See…Rand always claimed that the icon of civilized society is the trader, and that no value was ever gained with the force of guns.  It seems grotesque then, to see her justifying the seizing of property in a way not at all dissimilar in kind, if not in the particular, from what had happened to her father back in communist Russia, so long as it was being done to people she was pleased to call savages.  And…unwhite.  Many of those savages starved to death after their means to earn a living was taken from them, like Rand’s family almost did.  It all seems so staggeringly obscene…but that’s only if you take her postscript to her novels at its word.  And I mean it…  That’s the problem.  She didn’t.
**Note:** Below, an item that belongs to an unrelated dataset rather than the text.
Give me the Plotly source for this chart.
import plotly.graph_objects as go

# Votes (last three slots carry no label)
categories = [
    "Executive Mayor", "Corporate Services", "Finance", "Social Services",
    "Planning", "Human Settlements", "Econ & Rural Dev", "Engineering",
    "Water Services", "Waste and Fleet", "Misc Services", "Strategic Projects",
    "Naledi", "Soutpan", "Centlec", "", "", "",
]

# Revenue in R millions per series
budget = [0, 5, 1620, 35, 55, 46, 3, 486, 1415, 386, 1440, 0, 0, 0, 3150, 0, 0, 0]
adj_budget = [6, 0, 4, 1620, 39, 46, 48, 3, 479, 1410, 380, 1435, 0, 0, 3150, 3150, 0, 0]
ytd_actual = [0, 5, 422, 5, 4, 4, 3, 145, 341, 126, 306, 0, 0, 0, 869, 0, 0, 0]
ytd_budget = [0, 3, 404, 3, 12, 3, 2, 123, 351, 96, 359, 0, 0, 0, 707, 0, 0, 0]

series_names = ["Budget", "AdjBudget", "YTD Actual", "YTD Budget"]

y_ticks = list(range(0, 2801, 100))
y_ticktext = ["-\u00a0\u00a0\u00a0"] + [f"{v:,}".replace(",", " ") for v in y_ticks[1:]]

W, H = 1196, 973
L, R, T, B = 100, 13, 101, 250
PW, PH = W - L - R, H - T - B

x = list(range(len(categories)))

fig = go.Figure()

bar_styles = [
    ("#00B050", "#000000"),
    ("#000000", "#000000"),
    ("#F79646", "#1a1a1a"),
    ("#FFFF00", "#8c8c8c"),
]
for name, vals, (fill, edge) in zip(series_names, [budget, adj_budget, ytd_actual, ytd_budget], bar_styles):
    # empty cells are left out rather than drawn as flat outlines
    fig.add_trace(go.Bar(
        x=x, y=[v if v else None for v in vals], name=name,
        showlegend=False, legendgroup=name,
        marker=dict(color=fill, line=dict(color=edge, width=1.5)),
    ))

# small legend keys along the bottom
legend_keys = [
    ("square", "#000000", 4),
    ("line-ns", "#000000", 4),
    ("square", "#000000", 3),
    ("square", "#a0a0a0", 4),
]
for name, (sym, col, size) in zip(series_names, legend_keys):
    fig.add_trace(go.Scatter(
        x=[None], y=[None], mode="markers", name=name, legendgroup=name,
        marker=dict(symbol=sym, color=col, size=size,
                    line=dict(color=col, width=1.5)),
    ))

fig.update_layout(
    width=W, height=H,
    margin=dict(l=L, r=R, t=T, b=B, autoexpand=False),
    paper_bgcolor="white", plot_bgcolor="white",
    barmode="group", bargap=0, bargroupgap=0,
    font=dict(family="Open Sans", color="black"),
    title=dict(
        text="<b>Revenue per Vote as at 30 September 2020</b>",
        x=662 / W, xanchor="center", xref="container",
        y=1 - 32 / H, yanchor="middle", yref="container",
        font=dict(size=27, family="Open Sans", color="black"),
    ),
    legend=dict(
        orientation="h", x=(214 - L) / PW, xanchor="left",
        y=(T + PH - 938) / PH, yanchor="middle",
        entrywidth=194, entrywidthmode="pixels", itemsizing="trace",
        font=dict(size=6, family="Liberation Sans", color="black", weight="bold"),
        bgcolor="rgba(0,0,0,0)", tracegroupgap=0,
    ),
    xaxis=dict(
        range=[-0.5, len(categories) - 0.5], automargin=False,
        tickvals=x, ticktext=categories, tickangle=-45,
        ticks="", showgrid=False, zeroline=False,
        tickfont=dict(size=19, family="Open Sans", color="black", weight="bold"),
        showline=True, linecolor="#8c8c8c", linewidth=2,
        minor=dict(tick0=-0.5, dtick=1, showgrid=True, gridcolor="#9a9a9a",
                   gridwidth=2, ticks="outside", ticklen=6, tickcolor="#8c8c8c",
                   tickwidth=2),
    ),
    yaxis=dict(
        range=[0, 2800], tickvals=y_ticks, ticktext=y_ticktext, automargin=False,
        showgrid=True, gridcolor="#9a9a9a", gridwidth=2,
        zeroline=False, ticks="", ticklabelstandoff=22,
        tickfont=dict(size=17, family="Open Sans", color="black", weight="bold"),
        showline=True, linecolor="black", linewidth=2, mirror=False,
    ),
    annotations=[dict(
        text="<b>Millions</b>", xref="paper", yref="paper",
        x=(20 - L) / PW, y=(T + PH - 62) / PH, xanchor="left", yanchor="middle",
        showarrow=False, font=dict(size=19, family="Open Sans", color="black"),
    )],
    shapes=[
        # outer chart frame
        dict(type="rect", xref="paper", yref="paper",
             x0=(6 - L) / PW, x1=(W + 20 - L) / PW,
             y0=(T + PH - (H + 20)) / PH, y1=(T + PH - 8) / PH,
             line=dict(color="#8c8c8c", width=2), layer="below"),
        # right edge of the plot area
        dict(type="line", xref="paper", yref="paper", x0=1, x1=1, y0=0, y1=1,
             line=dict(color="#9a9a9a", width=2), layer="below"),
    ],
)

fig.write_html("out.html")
Any white person who brings the element of civilization has the right to take over this continent.  Or for that matter, take over a dark person.  To…you know…civilize them.  And perhaps "stick a knife into the body of a starved, toil-dazed, germ eaten creature, as a claim to a few grains of the creature’s rice…"  Now you know how Rand could be utterly indifferent, contemptuous even, to the idea that capitalism could be just as dangerous to individual liberty as Marxist collectivism.  She was never really against the use of force to steal value from others…only against it to the degree that the values came from the white landed gentry.  What they did with the rest of us was merely the prerogative of the rich and powerful.  And the white.  That was her personal philosophy.  The public one was merely the instrument by which the personal one could be achieved.

And as America has been learning ever since George Bush was elevated to the presidency by an ersatz states rights supreme court, this is the way it is with the right wing.  Their values are mere window dressing.  A facade meant to fool the rubes.  The real value, the only value, is might makes right, and that was all that Rand’s philosophy was ever intended to do: give the powerful a moral sanction to rape the weak.  Ayn Rand styled herself as a champion of the mind.  She styled herself as a champion of freedom.  She styled herself as a champion of the individual over the mob.  It was all a fraud.  She was none of that.  She was a champion of the rich and powerful and never anything more.

Eight years to the day she gave her West Point speech, one-hundred and thirty-three years after Roger B. Taney declared from the bench of the United States Supreme Court that a black man had no rights a white man was bound to respect, Ayn Rand died.  The author Mary Renault once said that a person’s politics, like their sex life, is merely a reflection of the person within.  If you are mean and selfish and cruel it comes out in your sex life, and it comes out in your politics, when what really matters is that you aren’t the sort of person who behaves like that.  Consider Rand’s politics then, as being merely a reflection of the sex scenes in her novels, which are almost without exception fantasies of rape.  There’s the woman.  There’s her philosophy.

Postscript:  In re-reading that essay of hers in The New Left: The Anti-Industrial Revolution for this post, I had to laugh when I came across this:

But – the ecologists claim – men would not have to work or think, the computers would do everything.  Try to project a row of computers programmed by a bunch of hippies.